→ Set task
Report how many lines contain "chart", with no other words.

→ Provided material
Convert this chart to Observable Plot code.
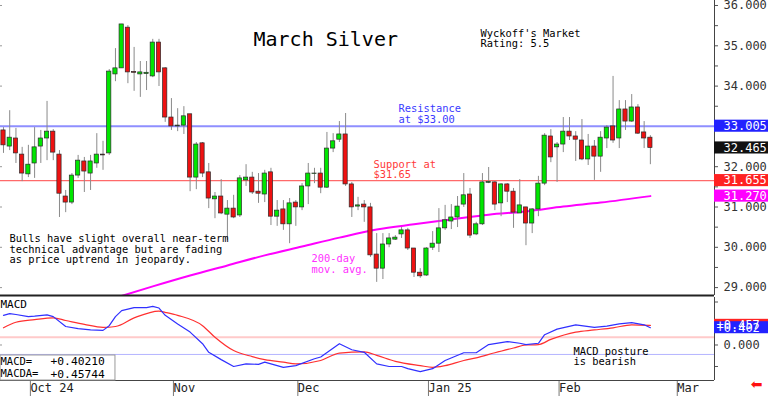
<!DOCTYPE html>
<html><head><meta charset="utf-8">
<script src="https://cdn.jsdelivr.net/npm/d3@7"></script>
<script src="https://cdn.jsdelivr.net/npm/@observablehq/plot@0.6"></script>
<style>
html,body{margin:0;padding:0;background:#fff;}
#chart{position:relative;width:768px;height:396px;overflow:hidden;background:#fff;}
#chart svg{display:block;}
</style></head><body><div id="chart"></div>
<script>
// ---- Daily OHLC (trading-day index 0..104) ----
const openP = [32.90,32.50,32.70,32.30,31.81,32.08,32.50,32.70,32.87,32.30,
31.26,31.11,31.78,32.13,31.83,32.08,32.30,32.33,34.29,34.44,
35.45,34.35,34.29,34.30,34.24,35.08,34.44,33.22,33.00,33.02,
33.30,31.73,32.58,31.86,31.19,31.26,30.81,30.96,30.79,31.66,
31.73,31.38,31.31,31.86,30.76,30.94,30.57,31.11,30.99,31.51,
31.82,31.83,31.48,32.45,32.67,32.80,31.56,31.01,31.06,30.99,
29.82,29.47,30.07,30.19,30.32,30.42,29.97,29.37,29.30,29.99,
30.09,30.47,30.64,30.74,31.06,31.31,30.32,30.57,31.60,31.61,
31.09,31.56,31.38,30.84,30.99,30.59,30.94,31.58,32.75,32.48,
32.55,32.87,32.75,32.65,32.18,32.50,32.25,32.70,33.00,32.70,
33.42,33.12,33.47,32.85,32.72];
const highP = [32.97,33.39,32.95,32.48,32.53,32.97,32.90,33.62,32.92,32.40,
31.41,31.83,32.28,32.23,32.28,32.82,32.63,34.41,34.93,35.53,
35.50,34.96,34.61,34.61,35.16,35.16,34.46,33.69,33.44,33.49,
33.30,32.60,32.60,32.08,31.36,31.68,31.16,31.29,31.78,32.05,
31.86,31.83,31.91,31.96,31.16,31.16,31.21,31.16,31.58,32.08,
31.96,31.96,32.85,32.82,33.12,33.32,31.61,31.24,31.16,31.09,
30.34,30.34,30.34,30.29,30.49,30.47,29.97,29.47,29.99,30.39,
30.96,31.04,31.06,31.26,31.83,31.46,30.62,31.83,31.98,31.63,
31.58,31.58,31.46,31.68,30.99,30.96,31.76,32.82,32.92,32.60,
33.22,33.22,32.87,33.17,32.80,32.65,32.87,33.02,34.24,33.64,
33.64,33.79,33.54,33.12,32.77];
const lowP = [32.33,32.40,32.08,31.63,31.73,31.71,32.08,32.15,32.15,30.74,
30.86,31.06,31.71,31.36,31.41,31.96,31.91,32.28,34.11,34.44,
34.06,33.87,33.72,33.89,34.21,33.99,33.10,32.90,32.87,32.80,
31.38,31.43,31.73,30.96,30.71,30.81,30.17,30.71,30.74,31.51,
31.31,31.09,31.11,30.54,30.52,30.42,30.09,30.52,30.91,31.06,
31.58,31.33,31.46,32.35,32.60,31.51,30.74,30.91,30.62,29.75,
29.13,29.20,29.99,30.17,30.22,29.92,29.25,29.23,29.28,29.92,
29.87,30.42,30.44,30.49,30.99,30.22,30.29,30.54,31.58,30.91,
30.76,31.11,30.47,30.84,30.04,30.34,30.76,31.53,32.10,31.61,
32.35,32.65,32.13,32.15,32.03,31.66,31.86,32.45,32.58,32.45,
32.90,33.10,32.80,32.45,32.05];
const closeP = [32.53,32.72,32.33,31.83,32.05,32.48,32.70,32.87,32.35,31.33,
31.11,31.78,32.15,31.88,32.13,32.30,32.28,34.36,34.44,35.53,
34.34,34.33,34.34,34.33,35.08,34.34,33.22,33.00,33.02,33.25,
31.73,32.55,31.83,31.21,31.26,30.84,30.96,30.74,31.71,31.73,
31.36,31.33,31.83,30.76,30.91,30.57,31.09,30.99,31.51,31.83,
31.83,31.48,32.45,32.63,32.80,31.56,30.99,31.04,30.99,29.80,
29.47,30.07,30.22,30.24,30.42,29.97,29.37,29.28,29.97,30.09,
30.47,30.67,30.74,31.01,31.29,30.29,30.57,31.61,31.62,31.06,
31.56,31.38,30.86,31.04,30.59,30.94,31.58,32.77,32.23,32.55,
32.87,32.75,32.67,32.18,32.50,32.25,32.72,32.97,32.65,33.42,
33.12,33.47,32.82,32.70,32.465];

// ---- 200-day moving average (read at selected days) ----
const maIdx  = [17,24,30,36,42,48,54,60,66,72,78,84,90,96,104];
const maVals = [28.70,29.03,29.30,29.55,29.80,30.02,30.24,30.44,30.57,30.69,30.81,30.89,31.01,31.11,31.27];

// ---- MACD (blue) and MACDA signal (red) ----
const macdIdx  = [0,1,2,4,5,7,8,10,12,14,16,17,18,19,21,23,24,25,26,28,30,32,33,35,37,39,41,42,45,47,50,51,54,56,58,60,62,64,65,67,69,71,74,76,78,81,83,84,86,87,89,92,95,97,99,101,103,104];
const macdVals = [0.69,0.73,0.71,0.66,0.67,0.70,0.66,0.43,0.38,0.35,0.34,0.45,0.66,0.80,0.87,0.87,0.90,0.86,0.69,0.49,0.30,0.03,-0.17,-0.34,-0.50,-0.44,-0.45,-0.40,-0.52,-0.48,-0.32,-0.28,0.03,-0.11,-0.17,-0.44,-0.50,-0.50,-0.55,-0.62,-0.55,-0.36,-0.18,-0.18,0.01,0.08,0.04,0.01,0.04,0.24,0.37,0.47,0.41,0.44,0.49,0.52,0.47,0.402];
const sigIdx  = [0,2,5,8,10,13,16,18,21,25,26,28,32,34,37,40,42,45,47,51,54,58,60,63,67,69,71,74,76,79,82,84,86,88,92,95,98,101,104];
const sigVals = [0.40,0.53,0.59,0.63,0.57,0.48,0.41,0.43,0.63,0.79,0.76,0.69,0.45,0.18,-0.13,-0.27,-0.34,-0.40,-0.44,-0.36,-0.19,-0.16,-0.24,-0.38,-0.48,-0.52,-0.48,-0.36,-0.30,-0.18,-0.07,0.00,0.01,0.13,0.30,0.35,0.40,0.47,0.457];

// ---- Axis ticks / labels ----
const dateTickIdx = [4,27,47,68,89,108];
const dateTickLabels = ["Oct 24","Nov","Dec","Jan 25","Feb","Mar"];
const priceTicks = [29,30,31,32,33,34,35,36];
const macdTicks = [0];

// ---- Levels & last values ----
const resistance = 33.005, support = 31.655, lastClose = 32.465, lastMA = 31.270;
const macdLast = 0.40210, macdaLast = 0.45744;
const macdBandHi = 0.18, macdBandLo = -0.22;

// ---- build ----
const candles = d3.range(openP.length).map(i => ({i, o: openP[i], h: highP[i], l: lowP[i], c: closeP[i]}));
const ma = maIdx.map((x, k) => ({x, y: maVals[k]}));
const macd = macdIdx.map((x, k) => ({x, y: macdVals[k]}));
const sig = sigIdx.map((x, k) => ({x, y: sigVals[k]}));

const MONO = "DejaVu Sans Mono";
const xDom = [-0.482, 114.31];
const xEdge = 122.99;          // right edge of page in x units
const pDom = [28.804, 36.124];
const mDom = [-0.826, 1.105];

const markers = [
  {v: resistance, label: resistance.toFixed(3), fill: "#2222ff"},
  {v: lastClose, label: lastClose.toFixed(3), fill: "#111111"},
  {v: support, label: support.toFixed(3), fill: "#ff2222"},
  {v: lastMA, label: lastMA.toFixed(3), fill: "#ff00ff"}
];

const note = (txt, dx, dy, opts = {}) => Plot.text([txt], Object.assign({
  frameAnchor: "top-left", dx, dy, textAnchor: "start", lineAnchor: "middle",
  fontSize: 10.4, fontFamily: MONO, fill: "#000", lineHeight: 1.0
}, opts));

const price = Plot.plot({
  width: 768, height: 297, marginLeft: 0, marginRight: 54, marginTop: 0, marginBottom: 2,
  style: {fontFamily: MONO, background: "white"},
  x: {domain: xDom, axis: null},
  y: {domain: pDom, label: null},
  color: {type: "identity"},
  marks: [
    Plot.axisY(d3.range(29, 36.01, 0.5), {anchor: "right", tickSize: 3, tickFormat: () => "", stroke: "#555", label: null}),
    Plot.axisY(priceTicks, {anchor: "left", tickSize: -2, tickFormat: () => "", stroke: "#999", label: null}),
    Plot.axisY(priceTicks, {anchor: "right", tickSize: 0, tickPadding: 9, tickFormat: d3.format(".3f"), fontSize: 12, fill: "#333", label: null}),
    Plot.ruleY([resistance], {stroke: "#8f8fff", strokeWidth: 2}),
    Plot.ruleY([support], {stroke: "#ff6a6a", strokeWidth: 1.3}),
    Plot.line(ma, {x: "x", y: "y", stroke: "#ff00ff", strokeWidth: 2, curve: "monotone-x", clip: true}),
    Plot.ruleX(candles, {x: "i", y1: "l", y2: "h", stroke: "#8a8a8a", strokeWidth: 1}),
    Plot.rect(candles, {x1: d => d.i - 0.34, x2: d => d.i + 0.34, y1: "o", y2: "c",
      fill: d => d.c >= d.o ? "#00e600" : "#ee1111", stroke: "#2a2a2a", strokeWidth: 0.7}),
    Plot.ruleY([pDom[0]], {stroke: "#222", strokeWidth: 2}),
    Plot.ruleX([xDom[1]], {stroke: "#444", strokeWidth: 1}),
    Plot.rect(markers, {x1: xDom[1], x2: xEdge, y1: d => d.v - 0.15, y2: d => d.v + 0.15, fill: "fill"}),
    Plot.text(markers, {x: xDom[1], y: "v", text: "label", dx: 9, textAnchor: "start", fill: "white", fontSize: 12, fontFamily: MONO}),
    note("March Silver", 253, 39, {fontSize: 20}),
    note("Wyckoff's Market\nRating: 5.5", 480, 38),
    note("Resistance\nat $33.00", 398, 113.5, {fill: "#3a3aff"}),
    note("Support at\n$31.65", 373, 169, {fill: "#ff3a3a"}),
    note("200-day\nmov. avg.", 311, 263, {fill: "#ff30ff", lineHeight: 1.06}),
    note("Bulls have slight overall near-term\ntechnical advantage but are fading\nas price uptrend in jeopardy.", 9, 248.7)
  ]
});

const macdBox = [{v: macdaLast, label: "+" + macdaLast.toFixed(3), fill: "#ff2222"},
                 {v: macdLast, label: "+" + macdLast.toFixed(3), fill: "#2222ff"}];

const macdPlot = Plot.plot({
  width: 768, height: 99, marginLeft: 0, marginRight: 54, marginTop: 0, marginBottom: 16,
  style: {fontFamily: MONO, background: "white"},
  x: {domain: xDom, label: null},
  y: {domain: mDom, label: null},
  color: {type: "identity"},
  marks: [
    Plot.ruleY([macdBandHi], {stroke: "#ffcaca", strokeWidth: 2}),
    Plot.ruleY([macdBandLo], {stroke: "#b4b4ff", strokeWidth: 1}),
    Plot.axisY([-0.5, 0, 0.5, 1], {anchor: "right", tickSize: 3, tickFormat: () => "", stroke: "#555", label: null}),
    Plot.axisY(macdTicks, {anchor: "left", tickSize: -2, tickFormat: () => "", stroke: "#999", label: null}),
    Plot.axisY(macdTicks, {anchor: "right", tickSize: 0, tickPadding: 9, tickFormat: d3.format(".3f"), fontSize: 12, fill: "#333", label: null}),
    Plot.axisX(dateTickIdx, {anchor: "bottom", tickSize: 16, tickPadding: -13, textAnchor: "start", dx: 2, label: null,
      tickFormat: d => dateTickLabels[dateTickIdx.indexOf(d)], fontSize: 12, stroke: "#777", fill: "#222"}),
    Plot.line(sig, {x: "x", y: "y", stroke: "#ff3030", strokeWidth: 1.2, curve: "monotone-x"}),
    Plot.line(macd, {x: "x", y: "y", stroke: "#3030ff", strokeWidth: 1.2}),
    Plot.ruleX([xDom[1]], {stroke: "#444", strokeWidth: 1}),
    Plot.ruleY([mDom[0]], {stroke: "#444", strokeWidth: 1}),
    Plot.rect(macdBox, {x1: xDom[1], x2: xEdge, y1: d => d.v - 0.14, y2: d => d.v + 0.14, fill: "fill"}),
    Plot.text(macdBox, {x: xDom[1], y: "v", text: "label", dx: 2, textAnchor: "start", fill: "white", fontSize: 12, fontFamily: MONO}),
    Plot.rect([0], {x1: xDom[0], x2: 18.0, y1: mDom[0], y2: -0.244, fill: "white", stroke: "#999"}),
    note("MACD", 0, 6.5, {fontSize: 11}),
    note("MACD=", 0, 64, {fontSize: 10.5}),
    note("MACDA=", 0, 76.5, {fontSize: 10.5}),
    note("+" + macdLast.toFixed(5), 50, 64, {fontSize: 11.3}),
    note("+" + macdaLast.toFixed(5), 50, 76.5, {fontSize: 11.3}),
    note("MACD posture\nis bearish", 573, 59),
    Plot.text(["\u2B05"], {frameAnchor: "bottom-right", dx: 48, dy: 8, fill: "#ff1010", fontSize: 14, fontFamily: "DejaVu Sans"})
  ]
});

const root = document.getElementById("chart");
root.appendChild(price);
root.appendChild(macdPlot);
</script>
</body></html>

→ Final result
5